Pension & Other Postretirement Obligations
The Company estimates the expected return on plan assets, discount rate, rate of compensation increase, and future health
care costs, among other inputs, and obtains actuarial estimates to assess the future potential liability and funding requirements
of the Company's pension and postretirement plans. The Company used the following weighted average assumptions to
develop 2010 periodic benefit cost: a discount rate of 6.0 percent, an expected return on plan assets of 8.0 percent, a rate of
compensation increase of 3.5 percent, and an inflation assumption of 3.0 percent. Due to the impacts of the recession, these
assumptions were each lowered 25 basis points from assumptions used in 2009. To estimate 2011 costs, the discount rate,
expected return on plan assets, rate of compensation increase, and inflation assumption were 5.5 percent, 8.0 percent, 3.5
percent, and 3.0 percent respectively, reflecting the lower interest rate environment. Management currently estimates a pension
and postretirement cost of approximately $13 million in 2011, compared to approximately $14 million in 2010, $15 million in
2009, and $11 million in 2008. Future changes in health care costs, work force demographics, interest rates, asset values or
plan changes could significantly affect the estimated cost of these future benefits.

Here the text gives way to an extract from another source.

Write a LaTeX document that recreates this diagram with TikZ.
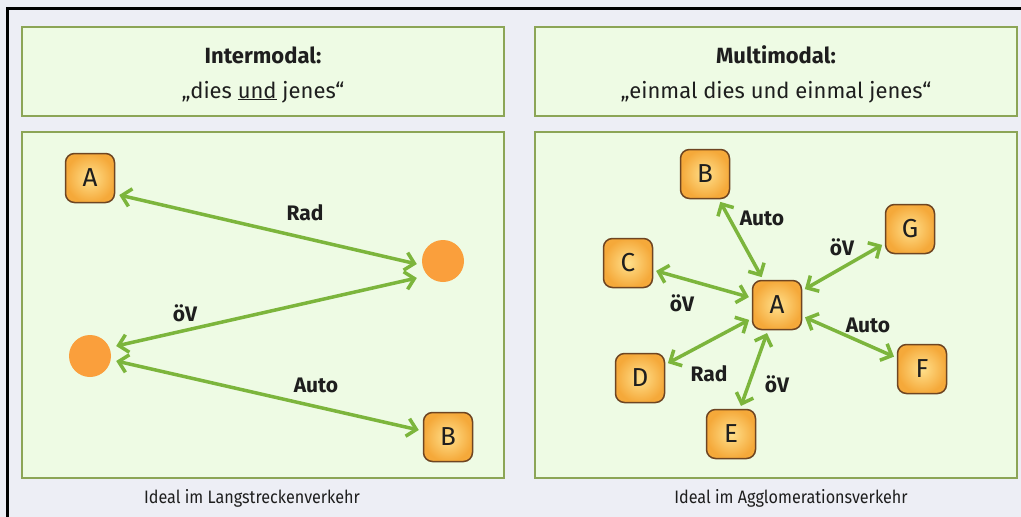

Management estimates that a 50 basis point decrease in the discount rate used to estimate retirement costs generally increases
periodic benefit cost by approximately $1.5 million to $2.0 million.
Unbilled Revenues
To more closely match revenues and expenses, the Company records revenues for all gas and electricity delivered to
customers but not billed at the end of the accounting period. The Company uses actual units billed during the month to allocate
unbilled units by customer class. Those allocated units are multiplied by rates in effect during the month to calculate unbilled
revenue at balance sheet dates.
Regulation
At each reporting date, the Company reviews current regulatory trends in the markets in which it operates. This review involves
judgment and is critical in assessing the recoverability of regulatory assets as well as the ability to continue to account for its
activities based on the criteria set forth in FASB guidance related to accounting for the effects of certain types of regulation.

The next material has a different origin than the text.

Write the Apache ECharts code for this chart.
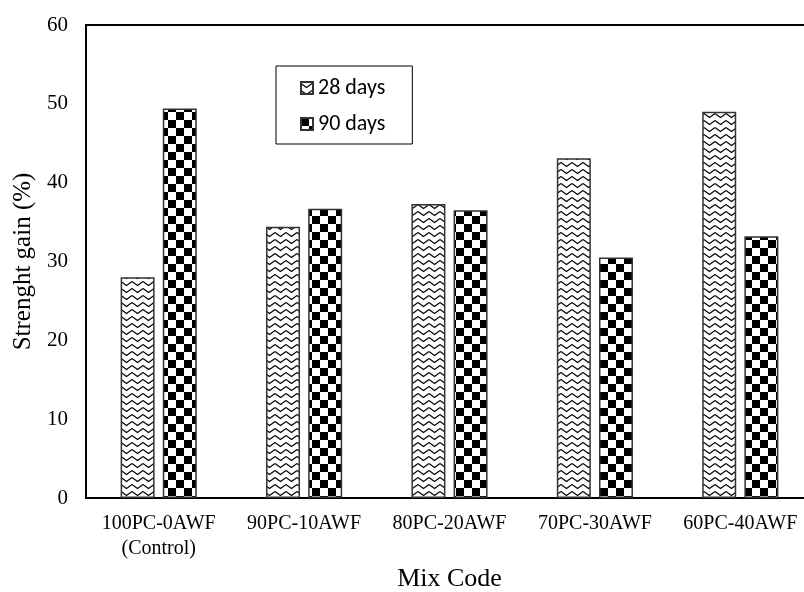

Based on the Company’s current review, it believes its regulatory assets are probable of recovery. If all or part of the
Company's operations cease to meet the criteria, a write off of related regulatory assets and liabilities could be required. In
addition, the Company would be required to determine any impairment to the carrying value of its utility plant and other
regulated assets and liabilities. In the unlikely event of a change in the current regulatory environment, such write-offs and
impairment charges could be significant.